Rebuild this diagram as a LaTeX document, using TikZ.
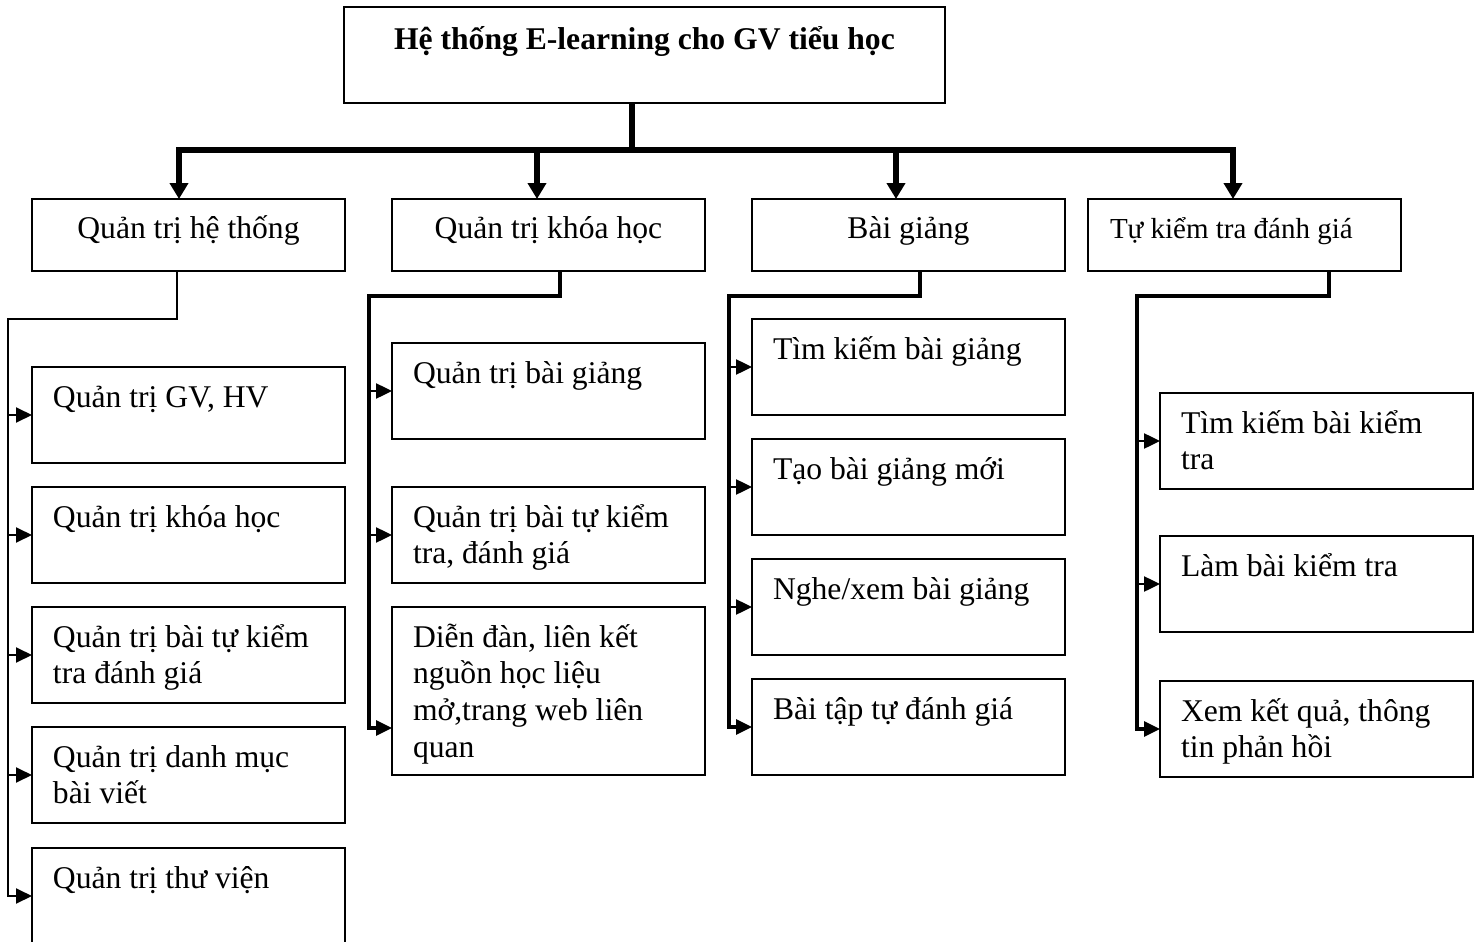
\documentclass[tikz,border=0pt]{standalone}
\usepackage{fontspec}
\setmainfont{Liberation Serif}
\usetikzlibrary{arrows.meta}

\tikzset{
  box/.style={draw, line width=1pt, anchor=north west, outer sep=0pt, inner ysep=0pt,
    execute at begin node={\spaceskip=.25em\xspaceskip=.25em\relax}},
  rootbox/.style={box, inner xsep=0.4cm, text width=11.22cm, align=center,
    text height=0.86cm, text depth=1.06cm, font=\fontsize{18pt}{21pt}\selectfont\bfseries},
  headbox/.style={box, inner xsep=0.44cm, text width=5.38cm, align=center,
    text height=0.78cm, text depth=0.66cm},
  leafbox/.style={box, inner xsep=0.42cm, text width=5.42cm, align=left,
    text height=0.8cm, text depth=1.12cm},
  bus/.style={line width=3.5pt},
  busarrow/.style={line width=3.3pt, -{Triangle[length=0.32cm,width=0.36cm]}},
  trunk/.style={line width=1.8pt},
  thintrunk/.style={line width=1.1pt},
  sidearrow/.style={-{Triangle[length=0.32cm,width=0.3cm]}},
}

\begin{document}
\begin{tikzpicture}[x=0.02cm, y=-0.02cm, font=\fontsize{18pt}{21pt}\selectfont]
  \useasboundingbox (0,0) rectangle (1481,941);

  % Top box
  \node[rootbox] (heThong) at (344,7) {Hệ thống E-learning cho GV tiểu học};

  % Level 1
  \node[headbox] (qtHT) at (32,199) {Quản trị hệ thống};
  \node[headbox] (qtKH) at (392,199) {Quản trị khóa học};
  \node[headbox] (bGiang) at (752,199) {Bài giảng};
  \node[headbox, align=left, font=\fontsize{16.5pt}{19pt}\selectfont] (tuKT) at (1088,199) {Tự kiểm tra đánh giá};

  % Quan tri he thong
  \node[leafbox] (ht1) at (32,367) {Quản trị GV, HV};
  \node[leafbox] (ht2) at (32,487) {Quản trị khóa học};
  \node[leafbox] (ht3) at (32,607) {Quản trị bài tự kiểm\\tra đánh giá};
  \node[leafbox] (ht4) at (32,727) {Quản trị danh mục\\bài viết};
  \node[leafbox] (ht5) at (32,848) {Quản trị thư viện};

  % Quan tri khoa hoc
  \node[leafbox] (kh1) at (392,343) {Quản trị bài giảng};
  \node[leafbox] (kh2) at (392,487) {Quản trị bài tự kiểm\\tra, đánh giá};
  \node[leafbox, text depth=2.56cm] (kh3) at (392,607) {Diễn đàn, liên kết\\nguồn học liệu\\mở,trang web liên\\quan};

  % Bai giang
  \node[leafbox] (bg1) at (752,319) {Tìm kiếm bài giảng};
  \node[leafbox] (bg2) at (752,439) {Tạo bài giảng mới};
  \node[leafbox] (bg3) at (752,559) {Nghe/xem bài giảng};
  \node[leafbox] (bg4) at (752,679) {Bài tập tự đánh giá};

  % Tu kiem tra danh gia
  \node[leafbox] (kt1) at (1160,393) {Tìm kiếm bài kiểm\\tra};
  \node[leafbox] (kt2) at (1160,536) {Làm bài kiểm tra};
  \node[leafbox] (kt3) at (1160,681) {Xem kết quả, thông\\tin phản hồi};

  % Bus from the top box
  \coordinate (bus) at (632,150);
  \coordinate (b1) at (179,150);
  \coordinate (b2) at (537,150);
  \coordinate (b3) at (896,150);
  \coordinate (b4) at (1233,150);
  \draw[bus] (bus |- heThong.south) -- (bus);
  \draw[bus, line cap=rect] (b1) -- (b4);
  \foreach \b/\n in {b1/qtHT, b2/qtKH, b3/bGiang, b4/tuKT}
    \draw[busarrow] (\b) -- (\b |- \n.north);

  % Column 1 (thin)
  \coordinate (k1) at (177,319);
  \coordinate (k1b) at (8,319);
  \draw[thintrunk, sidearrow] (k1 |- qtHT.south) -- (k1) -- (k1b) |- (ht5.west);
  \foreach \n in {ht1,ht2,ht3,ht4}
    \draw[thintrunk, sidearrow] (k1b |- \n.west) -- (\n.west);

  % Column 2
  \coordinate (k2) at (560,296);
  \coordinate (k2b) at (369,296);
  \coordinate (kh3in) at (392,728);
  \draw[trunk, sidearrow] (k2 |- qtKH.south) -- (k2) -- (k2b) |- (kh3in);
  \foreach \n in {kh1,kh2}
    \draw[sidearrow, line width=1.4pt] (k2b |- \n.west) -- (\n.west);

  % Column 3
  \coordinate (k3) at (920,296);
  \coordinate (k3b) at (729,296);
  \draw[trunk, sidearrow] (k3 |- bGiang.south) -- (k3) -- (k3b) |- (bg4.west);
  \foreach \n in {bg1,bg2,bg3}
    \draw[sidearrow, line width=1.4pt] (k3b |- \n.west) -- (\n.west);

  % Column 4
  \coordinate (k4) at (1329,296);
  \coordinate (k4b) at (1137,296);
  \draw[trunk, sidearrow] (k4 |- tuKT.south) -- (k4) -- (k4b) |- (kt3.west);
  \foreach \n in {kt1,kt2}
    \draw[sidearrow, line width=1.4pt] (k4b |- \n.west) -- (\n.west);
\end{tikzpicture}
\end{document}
......
**TASK DESCRIPTION:**
Return each line exactly as written. Any picture gets left out.

**FINAL RESULT:**
Rebuild this diagram as a LaTeX document, using TikZ.
\documentclass[tikz,border=0pt]{standalone}
\usepackage{fontspec}
\setmainfont{Liberation Serif}
\usetikzlibrary{arrows.meta}

\tikzset{
  box/.style={draw, line width=1pt, anchor=north west, outer sep=0pt, inner ysep=0pt,
    execute at begin node={\spaceskip=.25em\xspaceskip=.25em\relax}},
  rootbox/.style={box, inner xsep=0.4cm, text width=11.22cm, align=center,
    text height=0.86cm, text depth=1.06cm, font=\fontsize{18pt}{21pt}\selectfont\bfseries},
  headbox/.style={box, inner xsep=0.44cm, text width=5.38cm, align=center,
    text height=0.78cm, text depth=0.66cm},
  leafbox/.style={box, inner xsep=0.42cm, text width=5.42cm, align=left,
    text height=0.8cm, text depth=1.12cm},
  bus/.style={line width=3.5pt},
  busarrow/.style={line width=3.3pt, -{Triangle[length=0.32cm,width=0.36cm]}},
  trunk/.style={line width=1.8pt},
  thintrunk/.style={line width=1.1pt},
  sidearrow/.style={-{Triangle[length=0.32cm,width=0.3cm]}},
}

\begin{document}
\begin{tikzpicture}[x=0.02cm, y=-0.02cm, font=\fontsize{18pt}{21pt}\selectfont]
  \useasboundingbox (0,0) rectangle (1481,941);

  % Top box
  \node[rootbox] (heThong) at (344,7) {Hệ thống E-learning cho GV tiểu học};

  % Level 1
  \node[headbox] (qtHT) at (32,199) {Quản trị hệ thống};
  \node[headbox] (qtKH) at (392,199) {Quản trị khóa học};
  \node[headbox] (bGiang) at (752,199) {Bài giảng};
  \node[headbox, align=left, font=\fontsize{16.5pt}{19pt}\selectfont] (tuKT) at (1088,199) {Tự kiểm tra đánh giá};

  % Quan tri he thong
  \node[leafbox] (ht1) at (32,367) {Quản trị GV, HV};
  \node[leafbox] (ht2) at (32,487) {Quản trị khóa học};
  \node[leafbox] (ht3) at (32,607) {Quản trị bài tự kiểm\\tra đánh giá};
  \node[leafbox] (ht4) at (32,727) {Quản trị danh mục\\bài viết};
  \node[leafbox] (ht5) at (32,848) {Quản trị thư viện};

  % Quan tri khoa hoc
  \node[leafbox] (kh1) at (392,343) {Quản trị bài giảng};
  \node[leafbox] (kh2) at (392,487) {Quản trị bài tự kiểm\\tra, đánh giá};
  \node[leafbox, text depth=2.56cm] (kh3) at (392,607) {Diễn đàn, liên kết\\nguồn học liệu\\mở,trang web liên\\quan};

  % Bai giang
  \node[leafbox] (bg1) at (752,319) {Tìm kiếm bài giảng};
  \node[leafbox] (bg2) at (752,439) {Tạo bài giảng mới};
  \node[leafbox] (bg3) at (752,559) {Nghe/xem bài giảng};
  \node[leafbox] (bg4) at (752,679) {Bài tập tự đánh giá};

  % Tu kiem tra danh gia
  \node[leafbox] (kt1) at (1160,393) {Tìm kiếm bài kiểm\\tra};
  \node[leafbox] (kt2) at (1160,536) {Làm bài kiểm tra};
  \node[leafbox] (kt3) at (1160,681) {Xem kết quả, thông\\tin phản hồi};

  % Bus from the top box
  \coordinate (bus) at (632,150);
  \coordinate (b1) at (179,150);
  \coordinate (b2) at (537,150);
  \coordinate (b3) at (896,150);
  \coordinate (b4) at (1233,150);
  \draw[bus] (bus |- heThong.south) -- (bus);
  \draw[bus, line cap=rect] (b1) -- (b4);
  \foreach \b/\n in {b1/qtHT, b2/qtKH, b3/bGiang, b4/tuKT}
    \draw[busarrow] (\b) -- (\b |- \n.north);

  % Column 1 (thin)
  \coordinate (k1) at (177,319);
  \coordinate (k1b) at (8,319);
  \draw[thintrunk, sidearrow] (k1 |- qtHT.south) -- (k1) -- (k1b) |- (ht5.west);
  \foreach \n in {ht1,ht2,ht3,ht4}
    \draw[thintrunk, sidearrow] (k1b |- \n.west) -- (\n.west);

  % Column 2
  \coordinate (k2) at (560,296);
  \coordinate (k2b) at (369,296);
  \coordinate (kh3in) at (392,728);
  \draw[trunk, sidearrow] (k2 |- qtKH.south) -- (k2) -- (k2b) |- (kh3in);
  \foreach \n in {kh1,kh2}
    \draw[sidearrow, line width=1.4pt] (k2b |- \n.west) -- (\n.west);

  % Column 3
  \coordinate (k3) at (920,296);
  \coordinate (k3b) at (729,296);
  \draw[trunk, sidearrow] (k3 |- bGiang.south) -- (k3) -- (k3b) |- (bg4.west);
  \foreach \n in {bg1,bg2,bg3}
    \draw[sidearrow, line width=1.4pt] (k3b |- \n.west) -- (\n.west);

  % Column 4
  \coordinate (k4) at (1329,296);
  \coordinate (k4b) at (1137,296);
  \draw[trunk, sidearrow] (k4 |- tuKT.south) -- (k4) -- (k4b) |- (kt3.west);
  \foreach \n in {kt1,kt2}
    \draw[sidearrow, line width=1.4pt] (k4b |- \n.west) -- (\n.west);
\end{tikzpicture}
\end{document}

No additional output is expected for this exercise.